El papa Francisco es, sin ninguna duda, una figura de importancia para el mundo occidental. Ahora bien, que además sea el primer Papa latinoamericano y argentino, revierte el mote de “apenas” una personalidad.
En primer lugar, porque pienso que en nuestra identidad nacional existe lo que podría llamar el síndrome capitán, que no es otra cosa que la búsqueda desesperada por una figura sobresaliente, reconocida en el mundo entero (“un orgullo nacional”), que parezca un poco genial, y que a pesar de estar rodeado de inútiles, nos sacará adelante.
Ese señuelo identitario, “maradoniano” hasta las tripas, individualista y salvador, entiendo que es lo que forja este fervor general (los fieles también están dentro de una estructura), el sentir de “hinchada”, la pasión coyuntural, desbordante por un Papa “nuestro”, o más nuestro que de otros.

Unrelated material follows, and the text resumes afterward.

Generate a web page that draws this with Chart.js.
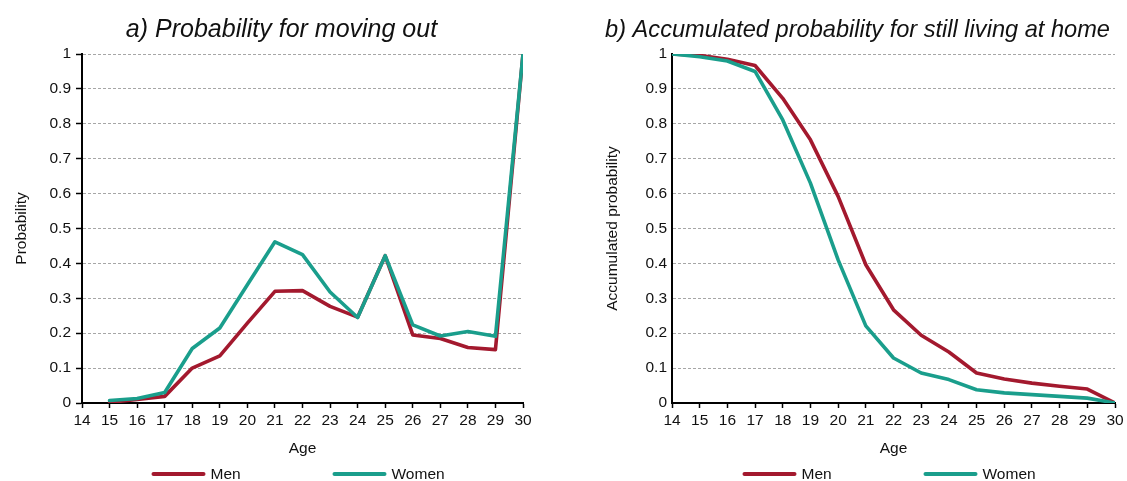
<!DOCTYPE html>
<html>
<head>
<meta charset="utf-8">
<title>Moving out of the parental home</title>
<script src="https://cdn.jsdelivr.net/npm/chart.js@4.4.1/dist/chart.umd.min.js"></script>
<style>
  html, body { margin: 0; padding: 0; background: #ffffff; }
  #wrap { position: relative; width: 1127px; height: 481px; overflow: hidden; }
  .panel { position: absolute; top: 0; height: 481px; }
  #panelA { left: 0; width: 563px; }
  #panelB { left: 563px; width: 564px; }
</style>
</head>
<body>
<div id="wrap">
  <div class="panel" id="panelA"><canvas id="chartA"></canvas></div>
  <div class="panel" id="panelB"><canvas id="chartB"></canvas></div>
</div>
<script>
// Age axis ticks shared by both panels
const ageTicks = [14, 15, 16, 17, 18, 19, 20, 21, 22, 23, 24, 25, 26, 27, 28, 29, 30];
const probabilityTicks = [0, 0.1, 0.2, 0.3, 0.4, 0.5, 0.6, 0.7, 0.8, 0.9, 1];

// a) Probability for moving out, by age
const agesMovingOut = [15, 16, 17, 18, 19, 20, 21, 22, 23, 24, 25, 26, 27, 28, 29, 30];
const menMovingOut   = [0.002, 0.010, 0.019, 0.100, 0.135, 0.229, 0.320, 0.322, 0.277, 0.246, 0.422, 0.195, 0.185, 0.159, 0.153, 1.0];
const womenMovingOut = [0.007, 0.013, 0.030, 0.156, 0.215, 0.339, 0.462, 0.425, 0.318, 0.245, 0.422, 0.224, 0.192, 0.205, 0.191, 1.0];

// b) Accumulated probability for still living at home, by age
const agesAtHome = [14, 15, 16, 17, 18, 19, 20, 21, 22, 23, 24, 25, 26, 27, 28, 29, 30];
const menAtHome   = [1.0, 0.996, 0.985, 0.967, 0.873, 0.754, 0.592, 0.396, 0.267, 0.194, 0.146, 0.086, 0.069, 0.057, 0.048, 0.040, 0];
const womenAtHome = [1.0, 0.992, 0.980, 0.950, 0.811, 0.630, 0.410, 0.221, 0.129, 0.086, 0.067, 0.038, 0.029, 0.024, 0.019, 0.014, 0];

const seriesNames = ['Men', 'Women'];
const MEN_COLOR = '#A3192E';
const WOMEN_COLOR = '#1A9E8C';
const FONT = "'Liberation Sans', Arial, Helvetica, sans-serif";
const TEXT = '#111111';

const toPoints = (xs, ys) => xs.map((x, i) => ({ x: x, y: ys[i] }));

// Italic panel heading drawn above the plot
const panelTitle = {
  id: 'panelTitle',
  afterDraw(chart, args, opts) {
    const ctx = chart.ctx;
    ctx.save();
    ctx.font = 'italic ' + opts.size + 'px ' + FONT;
    ctx.fillStyle = TEXT;
    ctx.textAlign = 'center';
    ctx.textBaseline = 'alphabetic';
    ctx.fillText(opts.text, opts.x, opts.y);
    ctx.restore();
  }
};

// Legend with long line swatches, centred under the plot area
const lineLegend = {
  id: 'lineLegend',
  afterDraw(chart, args, opts) {
    const ctx = chart.ctx;
    const ca = chart.chartArea;
    const start = (ca.left + ca.right) / 2 + opts.offset;
    chart.data.datasets.forEach((ds, i) => {
      const sx = start + i * opts.slot;
      ctx.save();
      ctx.strokeStyle = ds.borderColor;
      ctx.lineWidth = 4;
      ctx.lineCap = 'round';
      ctx.beginPath();
      ctx.moveTo(sx + 2, opts.y);
      ctx.lineTo(sx + opts.swatch - 2, opts.y);
      ctx.stroke();
      ctx.font = opts.size + 'px ' + FONT;
      ctx.fillStyle = TEXT;
      ctx.textAlign = 'left';
      ctx.textBaseline = 'middle';
      ctx.fillText(ds.label, sx + opts.swatch + 5, opts.y + 0.5);
      ctx.restore();
    });
  }
};

function makeChart(canvasId, cfg) {
  const datasets = [
    { label: seriesNames[0], data: toPoints(cfg.ages, cfg.men), borderColor: MEN_COLOR, backgroundColor: MEN_COLOR, order: 1 },
    { label: seriesNames[1], data: toPoints(cfg.ages, cfg.women), borderColor: WOMEN_COLOR, backgroundColor: WOMEN_COLOR, order: 0 }
  ].map(d => Object.assign(d, {
    borderWidth: 3.6,
    pointRadius: 0,
    pointHoverRadius: 0,
    tension: 0,
    borderJoinStyle: 'round',
    borderCapStyle: 'round',
    fill: false
  }));

  return new Chart(document.getElementById(canvasId), {
    type: 'line',
    data: { datasets: datasets },
    plugins: [panelTitle, lineLegend],
    options: {
      responsive: true,
      maintainAspectRatio: false,
      animation: false,
      events: [],
      layout: { padding: { left: 0, right: cfg.padRight, top: 54, bottom: 18 } },
      plugins: {
        legend: { display: false },
        title: { display: false },
        tooltip: { enabled: false },
        panelTitle: { text: cfg.title, x: cfg.titleX, y: 36.5, size: cfg.titleSize },
        lineLegend: { offset: -151, slot: 181, swatch: 54, y: 474, size: 15.5 }
      },
      scales: {
        x: {
          type: 'linear',
          min: ageTicks[0],
          max: ageTicks[ageTicks.length - 1],
          afterBuildTicks: s => { s.ticks = ageTicks.map(v => ({ value: v })); },
          afterFit: s => { s.height = 60; },
          grid: {
            drawOnChartArea: false,
            drawTicks: true,
            tickLength: 5,
            tickColor: '#000000',
            tickWidth: 1.5,
            color: 'rgba(0,0,0,0)'
          },
          border: { display: true, color: '#000000', width: 2 },
          ticks: {
            color: TEXT,
            font: { family: FONT, size: 15.5 },
            padding: 3,
            maxRotation: 0,
            autoSkip: false,
            callback: v => String(v)
          },
          title: {
            display: true,
            text: 'Age',
            color: TEXT,
            font: { family: FONT, size: 15.5 },
            padding: { top: 0, bottom: 4.5 }
          }
        },
        y: {
          type: 'linear',
          min: probabilityTicks[0],
          max: probabilityTicks[probabilityTicks.length - 1],
          afterBuildTicks: s => { s.ticks = probabilityTicks.map(v => ({ value: v })); },
          afterFit: s => { s.width = cfg.yAxisWidth; },
          grid: {
            color: '#a6a6a6',
            lineWidth: 1,
            drawTicks: cfg.yTicks,
            tickLength: 6,
            tickColor: '#000000',
            tickWidth: 1.5
          },
          border: { display: true, color: '#000000', width: 2, dash: [3, 2] },
          ticks: {
            color: TEXT,
            font: { family: FONT, size: 15.5 },
            padding: 5,
            callback: v => String(Math.round(v * 10) / 10)
          },
          title: {
            display: true,
            text: cfg.yTitle,
            color: TEXT,
            font: { family: FONT, size: 15.5 },
            padding: { top: cfg.yTitlePad, bottom: 0 }
          }
        }
      }
    }
  });
}

makeChart('chartA', {
  ages: agesMovingOut, men: menMovingOut, women: womenMovingOut,
  title: 'a) Probability for moving out', titleX: 281.5, titleSize: 25,
  yTitle: 'Probability', yTitlePad: 12.5,
  yAxisWidth: 82, yTicks: true, padRight: 40
});

makeChart('chartB', {
  ages: agesAtHome, men: menAtHome, women: womenAtHome,
  title: 'b) Accumulated probability for still living at home', titleX: 294.5, titleSize: 23.6,
  yTitle: 'Accumulated probability', yTitlePad: 40.5,
  yAxisWidth: 109, yTicks: false, padRight: 12
});
</script>
</body>
</html>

Cierto es que la nacionalidad de Bergoglio no pueda determinar nada por sí mismo, pero al menos enciende un fósforo de esperanza en dos mil años complicados. Cierto es, además, que podrían esperarse cambios sociales y culturales, que algún sector progresista de la iglesia puede tener el deseo de concretar algunos viejos anhelos. Será ilusión, optimismo, verdad a un modo. La institución eclesiástica no da muestras de desamurallarse.
Como aparato dominante, fue cediendo en fuerza e importancia en el transcurso histórico, de modo que un fenómeno como éste le cae maravillosamente, el del “Papa bueno”, el de la festejada austeridad. Cuando en amplios sectores sociales existe una crisis de representación, la oferta del argentino triunfa, desde aquella noche en que la voz actuada y extravagante proclamó habemus papam.
En grupo se demandan signos, en la calle, en la tele, se reclama espectáculo. Se precisa un paradigma, sea religioso, político, deportivo, rockero, que nos haga pertenecer a algo para poder hacerle “el aguante”, y así, despersonalizarnos.